I believe that, as long as I am obedient and faithful, no power in Heaven or Earth can stop God from fulfilling His promises.

That is all I know for SURE right now.

So I will believe what He showed me.

And I will be obedient to Him.

...

Along those same lines: I think I am going to continue my fast, in part, past the 21 days. Haven't quite figured out how to do it yet.

Maybe one day a week only fruits and veggies?

Or 2-3 meals a week completely fasted?

Or no refined sugar at all?

Something.

I'll have to pray about it.

I just feel God doing so many things - moving Heaven and earth, so to speak - in my life.

He's pulling my dad closer to Him.

He's doing this amazing thing with the house.

It's like He's setting everything up for the perfect miracle.

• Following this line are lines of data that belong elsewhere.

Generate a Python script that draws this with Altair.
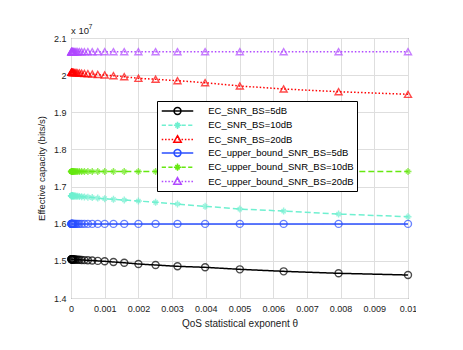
import altair as alt
import pandas as pd

# ---------------- data (capacity in units of 1e7 bits/s) ----------------
theta = [1.0e-5, 1.26e-5, 1.58e-5, 2.0e-5, 2.51e-5, 3.16e-5, 3.98e-5, 5.01e-5, 6.31e-5, 7.94e-5,
         1.0e-4, 1.26e-4, 1.58e-4, 2.0e-4, 2.51e-4, 3.16e-4, 3.98e-4, 5.01e-4, 6.31e-4, 7.94e-4,
         1.0e-3, 1.26e-3, 1.58e-3, 2.0e-3, 2.51e-3, 3.16e-3, 3.98e-3, 5.01e-3, 6.31e-3, 7.94e-3,
         1.0e-2]

ec_5db = [1.5042, 1.5041, 1.5041, 1.5041, 1.5040, 1.5040, 1.5040, 1.5039, 1.5039, 1.5038,
          1.5037, 1.5035, 1.5033, 1.5031, 1.5029, 1.5025, 1.5020, 1.5015, 1.5008, 1.4999,
          1.4988, 1.4969, 1.4950, 1.4915, 1.4888, 1.4853, 1.4826, 1.4772, 1.4718, 1.4665,
          1.4619]
ec_10db = [1.6754, 1.6754, 1.6753, 1.6753, 1.6752, 1.6752, 1.6751, 1.6750, 1.6749, 1.6748,
           1.6746, 1.6744, 1.6741, 1.6738, 1.6734, 1.6729, 1.6722, 1.6714, 1.6704, 1.6690,
           1.6673, 1.6657, 1.6638, 1.6611, 1.6576, 1.6530, 1.6468, 1.6395, 1.6341, 1.6260,
           1.6188]
ec_20db = [2.0077, 2.0077, 2.0076, 2.0076, 2.0075, 2.0075, 2.0074, 2.0073, 2.0072, 2.0071,
           2.0069, 2.0067, 2.0064, 2.0061, 2.0057, 2.0052, 2.0046, 2.0038, 2.0030, 2.0018,
           2.0004, 1.9985, 1.9958, 1.9915, 1.9890, 1.9850, 1.9796, 1.9708, 1.9627, 1.9554,
           1.9484]
ub_5db = [1.5995] * 31
ub_10db = [1.7405] * 31
ub_20db = [2.0630] * 31

names = ["EC_SNR_BS=5dB", "EC_SNR_BS=10dB", "EC_SNR_BS=20dB",
         "EC_upper_bound_SNR_BS=5dB", "EC_upper_bound_SNR_BS=10dB", "EC_upper_bound_SNR_BS=20dB"]
series_values = [ec_5db, ec_10db, ec_20db, ub_5db, ub_10db, ub_20db]

x_ticks = [0, 0.001, 0.002, 0.003, 0.004, 0.005, 0.006, 0.007, 0.008, 0.009, 0.01]
y_ticks = [1.4, 1.5, 1.6, 1.7, 1.8, 1.9, 2.0, 2.1]

# ---------------- styles ----------------
colors = ["#000000", "#6ff0d0", "#ff0000", "#2a4fff", "#66e810", "#b048ff"]
dashes = [[1, 0], [6, 3], [1.5, 2], [1, 0], [6, 3], [1.5, 2]]

star = "M-1,0L1,0M0,-1L0,1M-0.6,-0.6L0.6,0.6M-0.6,0.6L0.6,-0.6M-0.35,0L0,-0.35L0.35,0L0,0.35Z"
marker_shapes = ["circle", star, "triangle-up", "circle", star, "triangle-up"]


def seg_path(half, seg, gap):
    if gap <= 0:
        return f"M{-half},0L{half},0"
    parts, x = [], -half
    while x < half:
        x2 = min(x + seg, half)
        parts.append(f"M{x:.3f},0L{x2:.3f},0")
        x = x2 + gap
    return "".join(parts)


HALF = 2.625
solid = seg_path(HALF, 0, 0)
dashed = seg_path(HALF, 0.7, 0.4)
dotted = seg_path(HALF, 0.25, 0.3)
lg_circle = "M0.58,0A0.58,0.58 0 1 1 -0.58,0A0.58,0.58 0 1 1 0.58,0Z"
lg_star = ("M-0.6,0L0.6,0M0,-0.6L0,0.6M-0.36,-0.36L0.36,0.36M-0.36,0.36L0.36,-0.36"
           "M-0.2,0L0,-0.2L0.2,0L0,0.2Z")
lg_tri = "M0,-0.65L0.62,0.45L-0.62,0.45Z"
legend_paths = [solid + lg_circle, dashed + lg_star, dotted + lg_tri,
                solid + lg_circle, dashed + lg_star, dotted + lg_tri]

rows = []
for name, vals in zip(names, series_values):
    for t, v in zip(theta, vals):
        rows.append({"theta": t, "ec": v, "series": name})
df = pd.DataFrame(rows)
legend_df = pd.DataFrame({"series": names})

FONT = "Liberation Sans"

x_enc = alt.X("theta:Q", scale=alt.Scale(domain=[0, 0.01], nice=False, zero=False),
              axis=alt.Axis(values=x_ticks, format=".3~f", title="QoS statistical exponent θ",
                            labelPadding=6, titlePadding=5, labelFlush=False))
y_enc = alt.Y("ec:Q", scale=alt.Scale(domain=[1.4, 2.1], nice=False, zero=False),
              axis=alt.Axis(values=y_ticks, format=".1~f", title="Effective capacity (bits/s)",
                            labelPadding=5, titlePadding=7, titleFontSize=9.5))

color_scale = alt.Scale(domain=names, range=colors)

lines = alt.Chart(df).mark_line(strokeWidth=1.5).encode(
    x=x_enc, y=y_enc,
    color=alt.Color("series:N", scale=color_scale, legend=None),
    strokeDash=alt.StrokeDash("series:N", scale=alt.Scale(domain=names, range=dashes), legend=None),
)

points = alt.Chart(df).mark_point(filled=False, size=49, strokeWidth=1.4).encode(
    x=x_enc, y=y_enc,
    color=alt.Color("series:N", scale=color_scale, legend=None),
    shape=alt.Shape("series:N", scale=alt.Scale(domain=names, range=marker_shapes), legend=None),
)

leg = alt.Legend(title=None, orient="none", legendX=86, legendY=63, padding=3,
                 strokeColor="#000000", fillColor="white", cornerRadius=0,
                 symbolSize=144, symbolStrokeWidth=1.5, symbolOffset=10.5, symbolOpacity=1,
                 labelOffset=23.7, labelFont=FONT, labelFontSize=9.5, labelColor="#000000",
                 labelLimit=400, rowPadding=0.3)

legend_layer = alt.Chart(legend_df).mark_point(filled=False, opacity=0).encode(
    color=alt.Color("series:N", scale=color_scale, legend=leg),
    shape=alt.Shape("series:N", scale=alt.Scale(domain=names, range=legend_paths), legend=leg),
)

exp_base = alt.Chart(alt.Data(values=[{}])).mark_text(
    text="x 10", align="left", baseline="alphabetic", font=FONT, fontSize=9.5, color="#222222"
).encode(x=alt.value(0), y=alt.value(-4.5))
exp_sup = alt.Chart(alt.Data(values=[{}])).mark_text(
    text="7", align="left", baseline="alphabetic", font=FONT, fontSize=7, color="#222222"
).encode(x=alt.value(17.5), y=alt.value(-9))

chart = alt.layer(lines, points, legend_layer, exp_base, exp_sup).resolve_scale(
    color="independent", shape="independent"
).properties(
    width=337, height=260,
    padding={"left": 63, "top": 30, "right": 8, "bottom": 40},
    autosize=alt.AutoSizeParams(type="none"),
).configure_view(
    stroke="#555555", strokeWidth=1
).configure_axis(
    grid=True, gridColor="#dedede", gridWidth=1, domain=False, ticks=False,
    labelFont=FONT, labelFontSize=9, labelColor="#222222",
    titleFont=FONT, titleFontSize=10, titleFontWeight="normal", titleColor="#222222",
)

chart.save("out.html", embed_options={"renderer": "svg", "actions": False})
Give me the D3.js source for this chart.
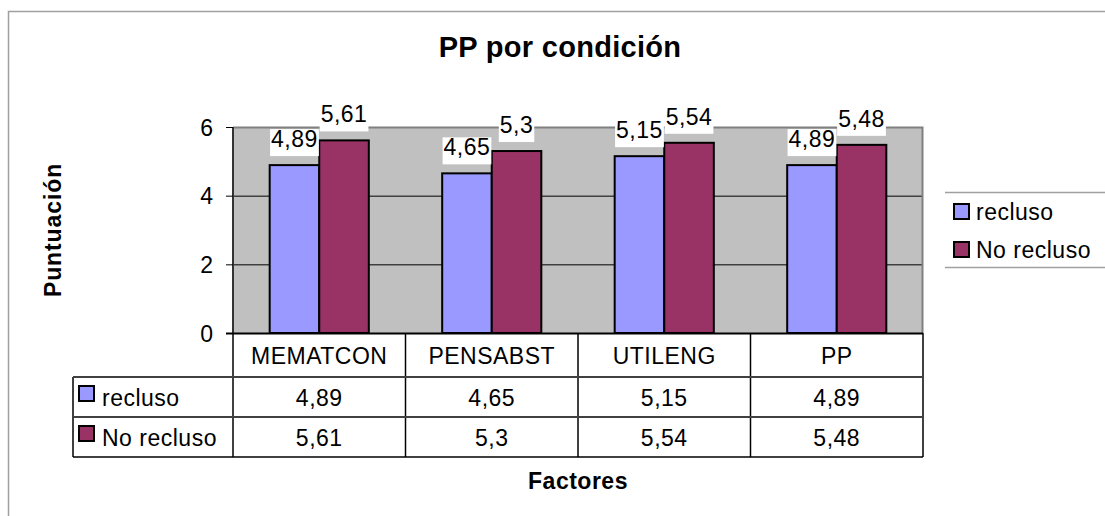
<!DOCTYPE html>
<html><head><meta charset="utf-8">
<script src="https://cdn.jsdelivr.net/npm/d3@7"></script>
<style>
body{margin:0;background:#fff;}
svg text{font-family:"Liberation Sans",Arial,sans-serif;fill:#000;}
</style></head>
<body><svg id="c" width="1105" height="516"></svg>
<script>
const categories = ["MEMATCON","PENSABST","UTILENG","PP"];
const seriesNames = ["recluso","No recluso"];
const recluso = [4.89,4.65,5.15,4.89];
const noRecluso = [5.61,5.3,5.54,5.48];
const yTicks = [0,2,4,6];
const colors = ["#9999FF","#993366"];
const title = "PP por condición";
const xTitle = "Factores";
const yTitle = "Puntuación";

const fmt = v => String(v).replace(".", ",");
const series = [recluso, noRecluso];
const svg = d3.select("#c");
const L = 233, R = 923, T = 127, B = 333;
const FS = "23px", LS = "0.5px";

// outer frame
svg.append("rect").attr("x",8.5).attr("y",11.5).attr("width",1200).attr("height",600)
  .attr("fill","none").attr("stroke","#a0a0a0").attr("stroke-width",1.5);

const x = d3.scaleBand().domain(categories).range([L,R]).paddingInner(0).paddingOuter(0);
const y = d3.scaleLinear().domain([0,6]).range([B,T]);
const xs = d3.scaleBand().domain(seriesNames).range([0,x.bandwidth()]).paddingInner(0).paddingOuter(0.74);

// plot background
svg.append("rect").attr("x",L).attr("y",T).attr("width",R-L).attr("height",B-T).attr("fill","#C0C0C0");
// gridlines
svg.append("g").selectAll("line").data(yTicks.filter(t=>t>0 && t<6)).join("line")
  .attr("x1",L).attr("x2",R).attr("y1",d=>y(d)+0.5).attr("y2",d=>y(d)+0.5)
  .attr("stroke","#000").attr("stroke-width",1);
// plot border (top/right gray)
svg.append("path").attr("d",`M${L},${T+0.5}H${R-0.5}V${B}`).attr("fill","none").attr("stroke","#808080").attr("stroke-width",2);

// bars
const g = svg.append("g");
categories.forEach((c,i)=>{
  series.forEach((s,j)=>{
    g.append("rect").attr("x",x(c)+xs(seriesNames[j])).attr("y",y(s[i]))
      .attr("width",xs.bandwidth()).attr("height",y(0)-y(s[i]))
      .attr("fill",colors[j]).attr("stroke","#000").attr("stroke-width",2);
  });
});

// y axis
const ya = svg.append("g").attr("transform",`translate(${L},0)`)
  .call(d3.axisLeft(y).tickValues(yTicks).tickSize(7).tickPadding(13).tickFormat(d=>d));
ya.select(".domain").attr("stroke","#333").attr("stroke-width",2).attr("d",`M0,${T}V${B}`);
ya.selectAll(".tick line").attr("stroke","#000");
ya.selectAll(".tick text").style("font-size",FS).attr("dy","0.36em");

// data labels
categories.forEach((c,i)=>{
  series.forEach((s,j)=>{
    const cx = x(c)+xs(seriesNames[j])+xs.bandwidth()/2;
    const by = y(s[i]) - 18;
    const t = svg.append("text").attr("x",cx).attr("y",by).attr("text-anchor","middle")
      .style("font-size",FS).style("letter-spacing",LS).text(fmt(s[i]));
    const bb = t.node().getBBox();
    svg.insert("rect", () => t.node()).attr("x",bb.x-1).attr("y",bb.y+3).attr("width",bb.width+2).attr("height",bb.height+1).attr("fill","#fff");
  });
});

// x axis line
svg.append("line").attr("x1",L-7).attr("x2",R).attr("y1",B+0.5).attr("y2",B+0.5).attr("stroke","#000").attr("stroke-width",2);

// data table
const rowTop = [B, 377, 417, 457];
const tb = svg.append("g");
const tl = "#000";
categories.concat(["_end"]).forEach((c,i)=>{
  const xx = i<categories.length ? x(c) : R;
  tb.append("line").attr("x1",xx).attr("x2",xx).attr("y1",B).attr("y2",rowTop[3]).attr("stroke",tl).attr("stroke-width",1.5);
});
tb.append("line").attr("x1",73).attr("x2",73).attr("y1",rowTop[1]).attr("y2",rowTop[3]).attr("stroke",tl).attr("stroke-width",1.5);
[1,2,3].forEach(k=>{
  tb.append("line").attr("x1",73).attr("x2",R).attr("y1",rowTop[k]).attr("y2",rowTop[k])
    .attr("stroke",k===3?"#000":"#404040").attr("stroke-width",k===3?1.5:2);
});
categories.forEach(c=>{
  tb.append("text").attr("x",x(c)+x.bandwidth()/2).attr("y",364).attr("text-anchor","middle")
    .style("font-size",FS).style("letter-spacing",LS).text(c);
});
series.forEach((s,j)=>{
  const base = [406,446][j];
  tb.append("rect").attr("x",79).attr("y",base-20).attr("width",15).attr("height",15)
    .attr("fill",colors[j]).attr("stroke","#000").attr("stroke-width",2);
  tb.append("text").attr("x",102).attr("y",base).style("font-size",FS).style("letter-spacing",LS).text(seriesNames[j]);
  categories.forEach((c,i)=>{
    tb.append("text").attr("x",x(c)+x.bandwidth()/2).attr("y",base).attr("text-anchor","middle")
      .style("font-size",FS).style("letter-spacing",LS).text(fmt(s[i]));
  });
});

// legend
const lg = svg.append("g");
[192,267].forEach(yy=>lg.append("line").attr("x1",945).attr("x2",1105).attr("y1",yy+0.5).attr("y2",yy+0.5).attr("stroke","#a0a0a0").attr("stroke-width",1.5));
seriesNames.forEach((n,j)=>{
  const base = [220,258][j];
  lg.append("rect").attr("x",954).attr("y",base-16).attr("width",15).attr("height",15)
    .attr("fill",colors[j]).attr("stroke","#000").attr("stroke-width",2);
  lg.append("text").attr("x",976).attr("y",base).style("font-size",FS).style("letter-spacing",LS).text(n);
});

// titles
svg.append("text").attr("x",560).attr("y",57).attr("text-anchor","middle")
  .style("font-size","29px").style("font-weight","bold").style("letter-spacing","0.3px").text(title);
svg.append("text").attr("x",578).attr("y",489).attr("text-anchor","middle")
  .style("font-size",FS).style("font-weight","bold").style("letter-spacing","0.5px").text(xTitle);
svg.append("text").attr("transform","translate(61,230) rotate(-90)").attr("text-anchor","middle")
  .style("font-size",FS).style("font-weight","bold").style("letter-spacing","0.9px").text(yTitle);
</script></body></html>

He just showed me a picture of domino blocks - like He's lining them up perfectly right now; so that when the time comes, they will all fall perfectly - one right after another.

And I feel like if I miss this... if I step outside of God's will even for a moment - I will miss the whole thing!

I don't think I said that last part correctly. It's not a fear... like "Oh gosh, what if I mess up? It will ruin my life!!"

It's more like when you're watching a really intense movie, and you don't want to go to the bathroom because you'll miss something.

That's how I feel right now. I don't want to miss one thing that the Lord is doing.

And so that is why I think I will continue the fast - in some form, until June.

And then we'll see where to go from there.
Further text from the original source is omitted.